Outsourcing accounting and bookkeeping is a growing trend among companies looking to reduce costs and improve efficiency. However, many businesses have concerns and hesitate to take the leap due to common myths and misconceptions about outsourcing this critical business function. Let’s debunk some of these myths and see how you can ensure a successful accounting outsourcing partnership.
Security and Data Privacy Concerns
One of the biggest myths is that outsourcing accounting makes your financial data vulnerable. Many worry that an overseas provider may mishandle sensitive information or expose it to cyber threats. However, reputable outsourcing providers invest heavily in data security and operate under strict regulations on data handling. Encryption, rigorous access controls and data backups help mitigate risks. Check their security protocols and onboarding process before choosing a provider.

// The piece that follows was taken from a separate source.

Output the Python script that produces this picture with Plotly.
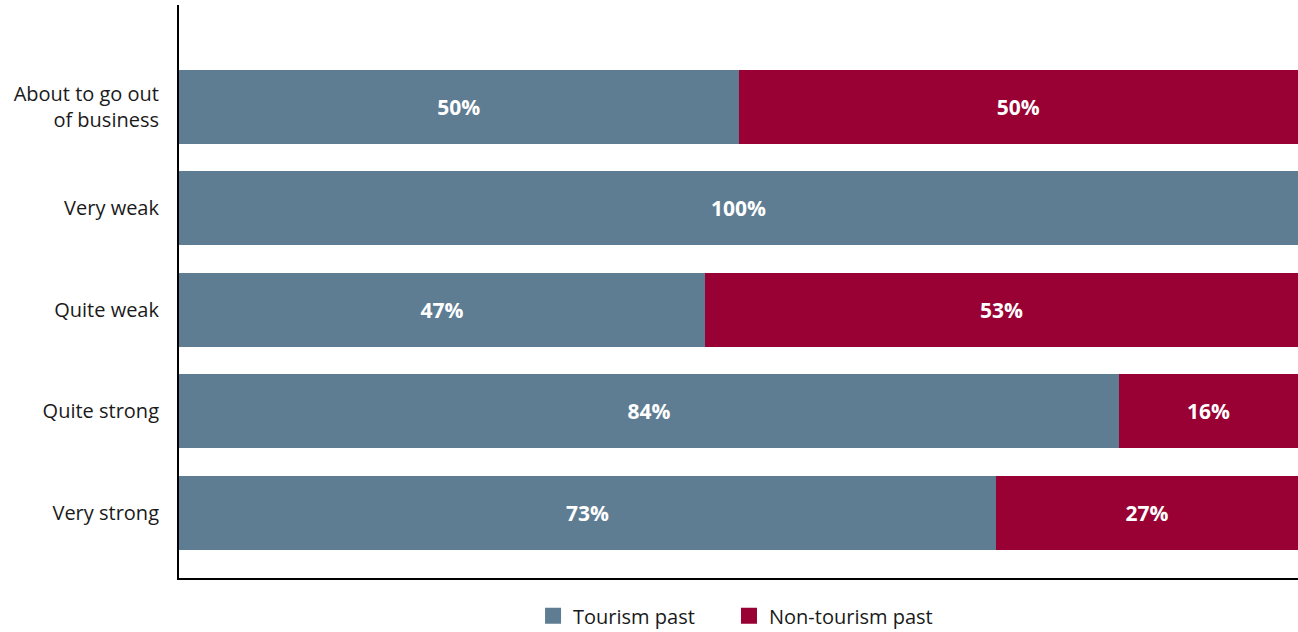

Loss of Control Over Finances
Businesses worry they’ll lose visibility and control over their finances if accounting is handled externally. However, the right provider will ensure transparency, real-time reporting, and full access to your financial data. Define KPIs, reporting needs and quality control processes at the outset to prevent lapses. Partial outsourcing of non-critical tasks can help retain control while benefiting from outsourcing.
Communication and Coordination Issues
Many fear that offshoring accounting to a remote team can cause miscommunication and process breakdowns. While differences in time zones, culture and language can be bridged with the right coordination. Look for providers with excellent English proficiency and experience serving overseas clients. Implement tools like shared online dashboards for real-time visibility. Frequent calls and visits can align teams better.
Finding the Right Outsourcing Provider
Choosing the wrong provider with inexperienced staff and weak security can spell disaster. Do thorough due diligence – verify capabilities, client references, security measures and service quality before signing a contract. Clearly define service expectations and have an exit strategy in case things go wrong. Start small by outsourcing peripheral tasks before outsourcing core accounting functions.
Success Stories: Overcoming Key Challenges
Aegon:
a multinational insurance company, outsourced accounting and reporting activities to Indian firm Mphasis. This helped Aegon benefit from significant cost savings while also tightening financial governance, improving security and enhancing report quality.
PepsiCo:
worked to overcome communication and coordination issues as they built a 500-member shared services accounting team in India. Through cultural training and implementing robust feedback loops, they created a high-functioning global team.
Though outsourcing accounting takes effort to perfect, the benefits clearly outweigh the myths. Follow best practices and keep communicating to form a successful partnership. In summary, most fears about outsourced accounting stem from misconceptions that can be mitigated through careful provider selection, governance, oversight and relationship management. This forms the basis of a mutually successful accounting outsourcing partnership.